"LOVE" DERSİ İSTERLERDİ,"LAW" DERSİ ALDILAR!..BAŞBUĞ'UN İLETİŞİM DANIŞMANI GAZETECİLERİ NASIL İĞNELEDİ?

İlker Başbuğ'un İletişim danışmanı Nuran Yıldız aşk ve seks gazetecileriyle kafa buldu. Ahmet Hakan'a da göndermelerde bulundu...



"LOVE" DERSİ İSTERLERDİ, "LAW" DERSİ ALDILAR...

Org. Başbuğ iletişim toplantısında LAW silahının yatağını gazetecilere gösterirken bir kısmı kafayı hedeften çekmeye çalışıyordu. Oysa yatak boştu, bu taraftan baksalar öbür taraftan Org. Başbuğ'un burnunu göreceklerdi.

Demek ki neymiş? TSK konusunda ahkam kesen necip Türk basınına acilen habere konu silahların eğitiminin verilmesi zaruriymiş! Bir kısım medya bundan türlü feryat başlıkları çıkarır ya olsun. Boş LAW görünce kaçmak da erkekliğe sığmaz.

Org. Başbuğ LAW'ı gösterip "Bu, silah değil mühimmattır" dediği anda yüz ifadem sırıtmakla gülmek arasında gidip geliyordu.

Karşısında oturanlar, çoktandır gazeteciliği "love" (aşk) üzerinden yapar olmuşken, LAW dersi almaları beni nasıl güldürmesin?

Çoktandır seks ve aşk konuları medyanın temel konuları. Aşk yazarsan daha çok kazanıyorsun, çünkü daha çok okunuyorsun. Medya patronlarınca el üstünde tutuluyorsun. Üstelik aşk yazınca daha meşhur olmak da cabası. Kendimden biliyorum.

"Aşk yüzyılı" üzerine yazdım, halâ "o yazının yazarı" diye parmakla gösteriliyorum. O yazı için o hafta en az dört dergiden söyleşi teklifi almıştım.

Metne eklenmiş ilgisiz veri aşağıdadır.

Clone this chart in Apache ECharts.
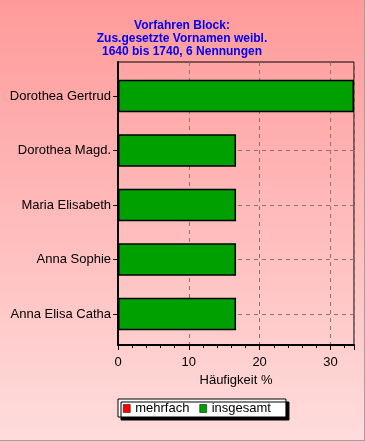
<!DOCTYPE html>
<html><head><meta charset="utf-8">
<script src="https://cdn.jsdelivr.net/npm/echarts@6/dist/echarts.min.js"></script>
<style>
html,body{margin:0;padding:0;background:#fff;}
#c{width:364px;height:440px;border-right:1px solid #a0a0a0;border-bottom:1px solid #a0a0a0;}
</style></head><body>
<div id="c"></div>
<script>
const titleLines = ['Vorfahren Block:', 'Zus.gesetzte Vornamen weibl.', '1640 bis 1740, 6 Nennungen'];
const categories = ['Dorothea Gertrud', 'Dorothea Magd.', 'Maria Elisabeth', 'Anna Sophie', 'Anna Elisa Catha'];
const insgesamt = [33.33, 16.67, 16.67, 16.67, 16.67];
const mehrfach = [0, 0, 0, 0, 0];
const xTicks = [0, 10, 20, 30];
const xMax = 33.33;
const xName = 'Häufigkeit %';

const font = 'Liberation Sans, Arial, sans-serif';
const chart = echarts.init(document.getElementById('c'));
chart.setOption({
  animation: false,
  backgroundColor: {type: 'linear', x: 0, y: 0, x2: 0, y2: 1,
    colorStops: [{offset: 0, color: '#ff9a9a'}, {offset: 1, color: '#ffdcdc'}]},
  textStyle: {fontFamily: font},
  title: {
    text: titleLines.join('\n'), left: 'center', top: 19, padding: 0,
    textStyle: {color: '#0000ee', fontSize: 12, fontWeight: 'bold', lineHeight: 13, fontFamily: font}
  },
  legend: {
    left: 118, top: 399, padding: [3, 15, 2, 5],
    itemWidth: 7, itemHeight: 8, itemGap: 10, icon: 'rect',
    backgroundColor: '#fff', borderColor: '#000', borderWidth: 1,
    shadowColor: '#000', shadowOffsetX: 3, shadowOffsetY: 3, shadowBlur: 0,
    itemStyle: {borderColor: '#000', borderWidth: 0.5},
    textStyle: {color: '#000', fontSize: 13, fontFamily: font},
    data: ['mehrfach', 'insgesamt']
  },
  grid: [
    {left: 118, top: 96, width: 236, height: 218, show: false},
    {left: 118, top: 62, width: 236, height: 283, show: true, borderColor: '#000', borderWidth: 1, backgroundColor: 'transparent'}
  ],
  xAxis: [
    {gridIndex: 0, type: 'value', min: 0, max: xMax, show: false},
    {gridIndex: 1, type: 'value', min: 0, max: xMax, interval: 10,
      axisLine: {show: true, lineStyle: {color: '#000', width: 2}},
      axisTick: {show: true, length: 5, lineStyle: {color: '#000'}},
      minorTick: {show: true, splitNumber: 5, length: 3, lineStyle: {color: '#000'}},
      axisLabel: {color: '#000', fontSize: 13, margin: 11, fontFamily: font,
        formatter: v => xTicks.includes(v) ? String(v) : ''},
      splitLine: {show: true, lineStyle: {color: '#907070', type: [4, 4], width: 1}},
      name: xName, nameLocation: 'middle', nameGap: 26,
      nameTextStyle: {color: '#000', fontSize: 13, fontFamily: font}
    }
  ],
  yAxis: [
    {gridIndex: 0, type: 'category', data: categories, inverse: true, boundaryGap: false,
      axisLine: {show: false},
      axisTick: {show: true, length: 5, lineStyle: {color: '#000'}},
      axisLabel: {color: '#000', fontSize: 13, margin: 7, interval: 0, fontFamily: font},
      splitLine: {show: true, interval: 0, lineStyle: {color: '#907070', type: [4, 4], width: 1}}
    },
    {gridIndex: 1, type: 'value', min: 0, max: 1,
      axisLine: {show: true, onZero: false, lineStyle: {color: '#000', width: 2}},
      axisTick: {show: false}, axisLabel: {show: false}, splitLine: {show: false}
    }
  ],
  series: [
    {name: 'mehrfach', type: 'bar', xAxisIndex: 0, yAxisIndex: 0, data: mehrfach,
      barWidth: '60%', barGap: '-100%', clip: false,
      itemStyle: {color: '#ff0000', borderColor: '#000', borderWidth: 1}},
    {name: 'insgesamt', type: 'bar', xAxisIndex: 0, yAxisIndex: 0, data: insgesamt,
      barWidth: '60%', barGap: '-100%', clip: false,
      itemStyle: {color: '#00a000', borderColor: '#000', borderWidth: 1.5}}
  ]
});
</script>
</body></html>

"LAW" dersi ertesinde, "love" derslerine alışkın gazete köşelerinde "Love'dan LAW'a" yazıları beklerken medya etiği yazdılar, utanmış olmaktan belki, bilmiyorum.

Sermayesi muziplik olan Ahmet Hakan love/LAW meselesini yakalar dedim olmadı. Kendi "love" meseleleriyle meşgul olsa gerek, performansı bu aralar düşük.

Genelkurmay Başkanı "5 boş law'ı 50 kez gösteriyorsunuz ama Obama'nın güvenlik danışmanıyla görüşüyorum haberiniz olmuyor" diyerek fakültelerin gazetecilik hocalarına malzeme veriyor. Bu sözün gerisinde değişen, içi boşalan haber anlayışı duruyor.

Nasıl ki muhalefetin boşluğu Başbakan tarafından dolduruluyorsa, haberin boşluğuna da asker talip oluyor. "Law"ın "hukuk" anlamına gelişiyle, Org. Başbuğ'un "law/hukuk" derslerine ise hiç girmeyeyim.

Medya haksız mı peki? Topraktan silah "fışkırtmazsa", Hadise'nin kalçasını kıvırtmazsa bakan kim, okuyan kim...

Konu medyanın ağlanacak halinden açılmışken, gazetelerde siyaset haberi yazanlar, yazmakla kalmayıp yorumlayanlar ve sonradan siyaset yazarı olanlar için acilen hizmet içi eğitim programı gerek.

Program "siyaset yazmaya yeni başlayanlar", "orta seviye" ve "ileri seviye" olarak tasarlanabilir.

Örneğin, Kültür ve Turizm Bakanı Ergenekon eleştirisi yaptı diye bakanlıktan alınacak haberleri yapanların 7 yıldır Başbakanlık yapan Erdoğan hakkında da, siyasetin işleyişi hakkında da zerre bilgileri olmadığını geçen hafta ifade etmeye çalışmıştım.

"Çok siyasetçi tanımak gazeteciyi siyaset yazarı yapmaz, yapsa yapsa dedikodu yazarı yapar."